In a democracy, sometimes you get what you don't like

3/26/2010

LANSING, Mich. - When I heard that a group was trying to get Michigan to "opt out" of federal health-care reform, I had a sudden flashback to a fine April day many years ago.

This newspaper had sent me to Cincinnati to do a story on how our federal income tax returns were received and processed.

Nobody ever likes paying taxes, and the officials showed me a few bizarre things, such as a check written on a T-shirt. A man wanted to make the point that the government was taking the shirt off his back. The Internal Revenue Service cashed the shirt.

There was a place they put returns from people who claimed they didn't have to pay taxes. One man said he was "a citizen of the galaxy." Another said he was a citizen of the "sovereign state of Michigan," and that the federal government had no power to tax him. "What do you do with these?" I asked.

"Oh, wait until we process the rest and then go after them," an official said.

That made sense; in our nation, federal laws are supreme, even for citizens of the galaxy. Federal laws also outrank state laws, in cases where the two conflict. I learned that in high school civics class.

The Constitution includes the Supremacy Clause, which states that all laws of the United States "shall be the supreme law of the land … the laws of any state to the contrary notwithstanding."

Nevertheless, a new, evidently ad hoc, group called Michigan Citizens for Health Care Reform wants to collect signatures and put something on the November ballot asking voters whether they want to reject federal health-care reform. This seems largely to be a Tea Party effort, led by state Rep. Tom McMillan (R., Rochester Hills). Mr. McMillan, best known for opposing gay rights, has a bachelor's degree in accounting and is not a lawyer.

But Michigan Attorney General Mike Cox is a lawyer and the state's top law enforcement official. He is joining other state attorneys general in claiming the new law is unconstitutional. They are filing a lawsuit asking the federal courts to agree with them.

So what is going on? Because I am neither a lawyer nor a constitutional scholar, I turned to someone who is. Robert Sedler has a special academic rank at Wayne State University. As a distinguished professor of constitutional law, he has written widely on such issues and has argued civil rights cases before the U.S. Supreme Court.

When I asked him about this, he laughed. It's all ridiculous, he said: "Political posturing. Any first-year law student knows that states cannot defy the federal government."

If Michigan Citizens for Health Care Freedom were to get something passed, he told me, the federal courts would invalidate it in a heartbeat.

But could the attorney general be on stronger ground?
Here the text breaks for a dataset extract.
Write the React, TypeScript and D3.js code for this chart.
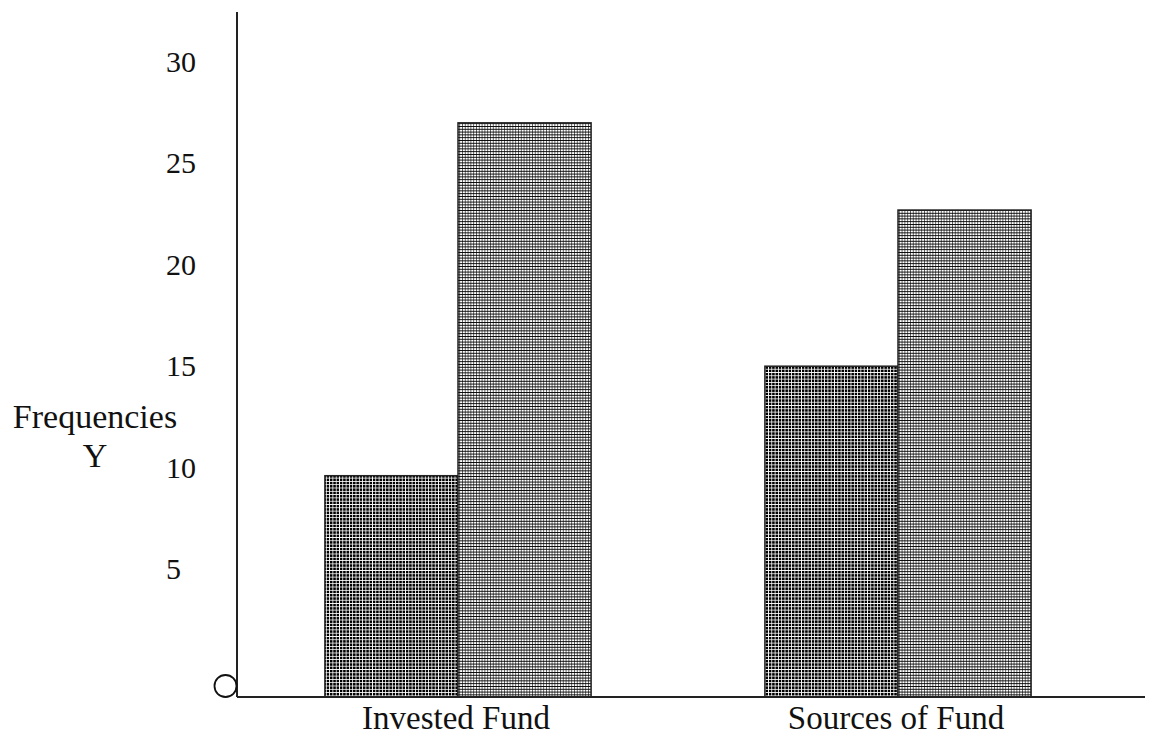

Could the high court agree with his argument that the federal government has no authority to make people buy health insurance?
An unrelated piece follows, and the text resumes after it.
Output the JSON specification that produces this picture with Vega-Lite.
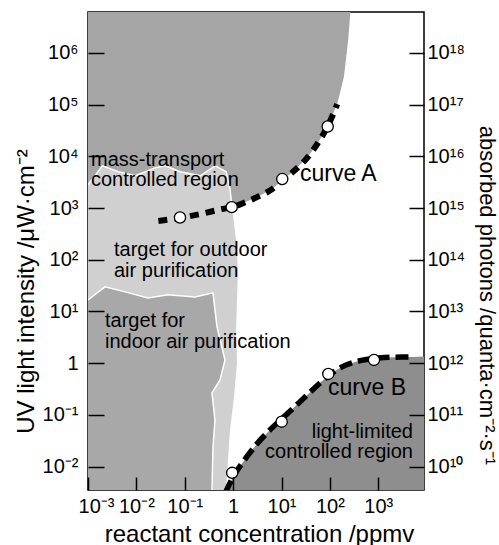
{
  "$schema": "https://vega.github.io/schema/vega-lite/v6.json",
  "width": 336,
  "height": 478,
  "autosize": "none",
  "padding": {"left": 88, "top": 12, "right": 75, "bottom": 55},
  "background": "white",
  "config": {
    "font": "Liberation Sans, Arial, sans-serif",
    "view": {"stroke": "black", "strokeWidth": 1.5},
    "axis": {"domain": false, "grid": false, "labelFontSize": 20, "labelColor": "black", "titleFontSize": 24, "titleFontWeight": "normal", "titleColor": "black", "labelOverlap": false, "labelFlush": false}
  },
  "datasets": {
    "mt": [{"x":0.001,"y":2812},{"x":0.001991,"y":6546},{"x":0.004256,"y":5012},{"x":0.009528,"y":4198},{"x":0.02466,"y":5998},{"x":0.03963,"y":6546},{"x":0.08072,"y":5012},{"x":0.2089,"y":4198},{"x":0.4256,"y":6546},{"x":0.7178,"y":5012},{"x":0.867,"y":2249},{"x":0.9397,"y":1040},{"x":1.766,"y":1288},{"x":3.273,"y":1660},{"x":6.683,"y":2399},{"x":10.38,"y":3467},{"x":17.26,"y":5012},{"x":35.16,"y":9772},{"x":56.62,"y":18197},{"x":89.74,"y":38019},{"x":141.6,"y":102329},{"x":194.5,"y":345100},{"x":235,"y":1567000},{"x":264.9,"y":6152000}],
    "scallop": [{"x":0.001,"y":2812},{"x":0.001991,"y":6546},{"x":0.004256,"y":5012},{"x":0.009528,"y":4198},{"x":0.02466,"y":5998},{"x":0.03963,"y":6546},{"x":0.08072,"y":5012},{"x":0.2089,"y":4198},{"x":0.4256,"y":6546},{"x":0.7178,"y":5012},{"x":0.867,"y":2249},{"x":0.9397,"y":1040}],
    "lg": [{"y":6855,"x":0.8197},{"y":1059,"x":0.9458},{"y":242.7,"x":1.144},{"y":63.83,"x":1.258},{"y":16.75,"x":1.2},{"y":4.406,"x":1.144},{"y":1.014,"x":1.2},{"y":0.2228,"x":1.04},{"y":0.05129,"x":0.8601},{"y":0.01346,"x":0.7819},{"y":0.00354,"x":0.7112},{"y":0.002239,"x":0.691}],
    "indv": [{"x":0.001,"y":16.75},{"x":0.002244,"y":29.92},{"x":0.005818,"y":23.93},{"x":0.01738,"y":18.32},{"x":0.04498,"y":20.94},{"x":0.1626,"y":19.14},{"x":0.3828,"y":22.91}],
    "indh": [{"y":16.03,"x":0.401},{"y":5.035,"x":0.4634},{"y":1.159,"x":0.6776},{"y":0.4753,"x":0.5346},{"y":0.2667,"x":0.3647},{"y":0.08017,"x":0.4206},{"y":0.02404,"x":0.3828},{"y":0.00354,"x":0.3647},{"y":0.002239,"x":0.3647}],
    "outline": [{"o":1,"x":0.001,"y":16.75},{"o":2,"x":0.002244,"y":29.92},{"o":3,"x":0.005818,"y":23.93},{"o":4,"x":0.01738,"y":18.32},{"o":5,"x":0.04498,"y":20.94},{"o":6,"x":0.1626,"y":19.14},{"o":7,"x":0.3828,"y":22.91},{"o":8,"x":0.4634,"y":5.035},{"o":9,"x":0.6776,"y":1.159},{"o":10,"x":0.5346,"y":0.4753},{"o":11,"x":0.3647,"y":0.2667},{"o":12,"x":0.4206,"y":0.08017},{"o":13,"x":0.3828,"y":0.02404},{"o":14,"x":0.3647,"y":0.00354}],
    "ll": [{"x":0.6918,"y":0.003162},{"x":1,"y":0.00631},{"x":1.778,"y":0.01413},{"x":3.162,"y":0.02818},{"x":5.623,"y":0.05012},{"x":10,"y":0.08318},{"x":17.78,"y":0.138},{"x":31.62,"y":0.2291},{"x":56.23,"y":0.3802},{"x":100,"y":0.6026},{"x":177.8,"y":0.8511},{"x":316.2,"y":1.047},{"x":562.3,"y":1.175},{"x":1000,"y":1.259},{"x":1778,"y":1.303},{"x":5012,"y":1.318},{"x":8790,"y":1.349}],
    "curveA": [{"x":0.02844,"y":562.3},{"x":0.0807,"y":645.7},{"x":0.2265,"y":776.2},{"x":0.5848,"y":955},{"x":0.94,"y":1040},{"x":1.766,"y":1288},{"x":3.273,"y":1660},{"x":6.683,"y":2399},{"x":10.38,"y":3467},{"x":17.26,"y":5012},{"x":35.16,"y":9772},{"x":56.62,"y":18197},{"x":89.74,"y":38019},{"x":141.6,"y":102329}],
    "curveB": [{"x":0.6918,"y":0.003162},{"x":1,"y":0.00631},{"x":1.778,"y":0.01413},{"x":3.162,"y":0.02818},{"x":5.623,"y":0.05012},{"x":10,"y":0.08318},{"x":17.78,"y":0.138},{"x":31.62,"y":0.2291},{"x":56.23,"y":0.3802},{"x":100,"y":0.6026},{"x":177.8,"y":0.8511},{"x":316.2,"y":1.047},{"x":562.3,"y":1.175},{"x":1000,"y":1.259},{"x":1778,"y":1.303},{"x":5012,"y":1.318}],
    "pts": [{"x":0.0796,"y":655},{"x":0.933,"y":1040},{"x":10.35,"y":3631},{"x":89.9,"y":37670},{"x":0.955,"y":0.00759},{"x":10.07,"y":0.0741},{"x":92.5,"y":0.621},{"x":813,"y":1.159}],
    "txtL": [{"t":"mass-transport","x":0.001153,"y":6546},{"t":"controlled region","x":0.001153,"y":2692},{"t":"target for outdoor","x":0.003443,"y":120.5},{"t":"air purification","x":0.003443,"y":47.32},{"t":"target for","x":0.002244,"y":5.105},{"t":"indoor air purification","x":0.002244,"y":1.95}],
    "txtC": [{"t":"curve A","x":24.05,"y":3258},{"t":"curve B","x":91.2,"y":0.2438}],
    "txtR": [{"t":"light-limited","x":5200,"y":0.0359},{"t":"controlled region","x":5200,"y":0.01472}],
    "rax": [{"yr":1e10},{"yr":1e18}]
  },
  "layer": [
    {
      "layer": [
        {
          "data": {"name": "lg"},
          "mark": {"type": "area", "orient": "horizontal", "color": "#d0d0d0", "clip": true},
          "encoding": {
            "x": {"field": "x", "type": "quantitative", "scale": {"type": "log", "domain": [0.001, 8790]},
              "axis": {"orient": "bottom", "zindex": 2, "offset": -13, "values": [0.001, 0.01, 0.1, 1, 10, 100, 1000], "ticks": true, "tickColor": "black", "tickWidth": 1.5, "tickOpacity": 1, "tickSize": 13, "labelPadding": 6,
                "labelExpr": "['10⁻³','10⁻²','10⁻¹','1','10¹','10²','10³'][round(log(datum.value)/LN10)+3]",
                "labelOffset": {"condition": {"test": "datum.value < 0.002", "value": 8}, "value": 0},
                "title": "reactant concentration /ppmv", "titleX": 171, "titleY": 64, "titleBaseline": "alphabetic", "titleAlign": "center"}},
            "x2": {"datum": 0.001},
            "y": {"field": "y", "type": "quantitative", "scale": {"type": "log", "domain": [0.00354, 6152000]},
              "axis": {"orient": "left", "zindex": 2, "offset": -16, "values": [0.01, 0.1, 1, 10, 100, 1000, 10000, 100000, 1000000], "ticks": true, "tickColor": "black", "tickWidth": 1.5, "tickOpacity": 1, "tickSize": 16, "labelPadding": 10,
                "labelExpr": "['10⁻²','10⁻¹','1','10¹','10²','10³','10⁴','10⁵','10⁶'][round(log(datum.value)/LN10)+2]",
                "title": "UV light intensity /μW·cm⁻²", "titleX": -71, "titleY": 279, "titleAngle": -90, "titleBaseline": "alphabetic", "titleAlign": "center"}}
          }
        },
        {
          "data": {"name": "indv"},
          "mark": {"type": "area", "orient": "vertical", "color": "#a8a8a8", "clip": true},
          "encoding": {
            "x": {"field": "x", "type": "quantitative", "scale": {"type": "log", "domain": [0.001, 8790]}},
            "y": {"field": "y", "type": "quantitative", "scale": {"type": "log", "domain": [0.00354, 6152000]}},
            "y2": {"datum": 0.003}
          }
        },
        {
          "data": {"name": "indh"},
          "mark": {"type": "area", "orient": "horizontal", "color": "#a8a8a8", "clip": true},
          "encoding": {
            "x": {"field": "x", "type": "quantitative", "scale": {"type": "log", "domain": [0.001, 8790]}},
            "x2": {"datum": 0.001},
            "y": {"field": "y", "type": "quantitative", "scale": {"type": "log", "domain": [0.00354, 6152000]}}
          }
        },
        {
          "data": {"name": "mt"},
          "mark": {"type": "area", "orient": "vertical", "color": "#a5a5a5", "clip": true},
          "encoding": {
            "x": {"field": "x", "type": "quantitative", "scale": {"type": "log", "domain": [0.001, 8790]}},
            "y": {"field": "y", "type": "quantitative", "scale": {"type": "log", "domain": [0.00354, 6152000]}},
            "y2": {"datum": 6152000}
          }
        },
        {
          "data": {"name": "ll"},
          "mark": {"type": "area", "orient": "vertical", "color": "#8e8e8e", "clip": true, "interpolate": "monotone"},
          "encoding": {
            "x": {"field": "x", "type": "quantitative", "scale": {"type": "log", "domain": [0.001, 8790]}},
            "y": {"field": "y", "type": "quantitative", "scale": {"type": "log", "domain": [0.00354, 6152000]}},
            "y2": {"datum": 0.003}
          }
        },
        {
          "data": {"name": "outline"},
          "mark": {"type": "line", "color": "white", "strokeWidth": 1.5, "clip": true},
          "encoding": {
            "x": {"field": "x", "type": "quantitative", "scale": {"type": "log", "domain": [0.001, 8790]}},
            "y": {"field": "y", "type": "quantitative", "scale": {"type": "log", "domain": [0.00354, 6152000]}},
            "order": {"field": "o", "type": "quantitative"}
          }
        },
        {
          "data": {"name": "scallop"},
          "mark": {"type": "line", "color": "white", "strokeWidth": 1.5, "clip": true},
          "encoding": {
            "x": {"field": "x", "type": "quantitative", "scale": {"type": "log", "domain": [0.001, 8790]}},
            "y": {"field": "y", "type": "quantitative", "scale": {"type": "log", "domain": [0.00354, 6152000]}}
          }
        },
        {
          "data": {"name": "curveA"},
          "mark": {"type": "line", "color": "black", "strokeWidth": 6, "strokeDash": [9, 7], "strokeCap": "butt", "interpolate": "monotone", "clip": true},
          "encoding": {
            "x": {"field": "x", "type": "quantitative", "scale": {"type": "log", "domain": [0.001, 8790]}},
            "y": {"field": "y", "type": "quantitative", "scale": {"type": "log", "domain": [0.00354, 6152000]}}
          }
        },
        {
          "data": {"name": "curveB"},
          "mark": {"type": "line", "color": "black", "strokeWidth": 5.5, "strokeDash": [13, 6], "strokeCap": "butt", "interpolate": "monotone", "clip": true},
          "encoding": {
            "x": {"field": "x", "type": "quantitative", "scale": {"type": "log", "domain": [0.001, 8790]}},
            "y": {"field": "y", "type": "quantitative", "scale": {"type": "log", "domain": [0.00354, 6152000]}}
          }
        },
        {
          "data": {"name": "pts"},
          "mark": {"type": "point", "shape": "circle", "filled": true, "fill": "white", "stroke": "black", "strokeWidth": 1.3, "size": 125, "opacity": 1, "clip": true},
          "encoding": {
            "x": {"field": "x", "type": "quantitative", "scale": {"type": "log", "domain": [0.001, 8790]}},
            "y": {"field": "y", "type": "quantitative", "scale": {"type": "log", "domain": [0.00354, 6152000]}}
          }
        },
        {
          "data": {"name": "txtL"},
          "mark": {"type": "text", "align": "left", "baseline": "alphabetic", "fontSize": 20, "color": "black"},
          "encoding": {
            "x": {"field": "x", "type": "quantitative", "scale": {"type": "log", "domain": [0.001, 8790]}},
            "y": {"field": "y", "type": "quantitative", "scale": {"type": "log", "domain": [0.00354, 6152000]}},
            "text": {"field": "t"}
          }
        },
        {
          "data": {"name": "txtC"},
          "mark": {"type": "text", "align": "left", "baseline": "alphabetic", "fontSize": 23, "color": "black"},
          "encoding": {
            "x": {"field": "x", "type": "quantitative", "scale": {"type": "log", "domain": [0.001, 8790]}},
            "y": {"field": "y", "type": "quantitative", "scale": {"type": "log", "domain": [0.00354, 6152000]}},
            "text": {"field": "t"}
          }
        },
        {
          "data": {"name": "txtR"},
          "mark": {"type": "text", "align": "right", "baseline": "alphabetic", "fontSize": 20, "color": "black"},
          "encoding": {
            "x": {"field": "x", "type": "quantitative", "scale": {"type": "log", "domain": [0.001, 8790]}},
            "y": {"field": "y", "type": "quantitative", "scale": {"type": "log", "domain": [0.00354, 6152000]}},
            "text": {"field": "t"}
          }
        }
      ]
    },
    {
      "data": {"name": "rax"},
      "mark": {"type": "rule", "opacity": 0},
      "encoding": {
        "y": {"field": "yr", "type": "quantitative", "scale": {"type": "log", "domain": [3.54e9, 6.152e18]},
          "axis": {"orient": "right", "zindex": 2, "offset": -15, "values": [1e10, 1e11, 1e12, 1e13, 1e14, 1e15, 1e16, 1e17, 1e18], "ticks": true, "tickColor": "black", "tickWidth": 1.5, "tickOpacity": 1, "tickSize": 15, "labelPadding": 3,
            "labelExpr": "['10¹⁰','10¹¹','10¹²','10¹³','10¹⁴','10¹⁵','10¹⁶','10¹⁷','10¹⁸'][round(log(datum.value)/LN10)-10]",
            "title": "absorbed photons /quanta·cm⁻²·s⁻¹", "titleFontSize": 22, "titleX": 70, "titleY": 283, "titleAngle": 90, "titleBaseline": "alphabetic", "titleAlign": "center"}}
      }
    }
  ],
  "resolve": {"scale": {"y": "independent"}, "axis": {"y": "independent"}}
}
"No. It's political grandstanding," Mr. Sedler said. Mr. Cox, after all, is in the middle of a crowded and hotly contested GOP primary race for governor.

The law here is just as clear, Mr. Sedler noted. He directed me to a case called Massachusetts vs. Mellon, which a conservative U.S. Supreme Court decided in 1923.

The unanimous opinion said "we have no power per se to review and annul acts of Congress on the ground that they are unconstitutional."

The court added that it can only review laws for their constitutionality when someone can show that a law causes him or her direct and improper injury, and not just that he "suffers in some indefinite way in common with people generally."

"States, in other words, can't invalidate federal law," Mr. Sedler said. That was, after all, what the Civil War was all about. Six hundred thousand Americans died to settle whether states could defy the federal government.

The answer was no. It was no again when George Wallace stood in the schoolhouse door, trying to block black students from attending college. Those who don't like any law have the right to campaign for its repeal. But I wonder whether health-care opponents have thought through the implications of the idea that states should be allowed to "opt out" of some federal laws.

Would Mr. Cox agree that Michigan, which voted against George W. Bush both times, should have been allowed to opt out of sending tax dollars for the Iraq War? Would Tom McMillan agree that Ann Arbor should be allowed to opt out of the state Constitution's prohibition against gay marriages?

There's a word for a society where sometimes you have to live with laws you don't necessarily like. It's called democracy.

Jack Lessenberry, a member of the journalism faculty at Wayne State University in Detroit and The Blade's ombudsman, writes on issues and people in Michigan.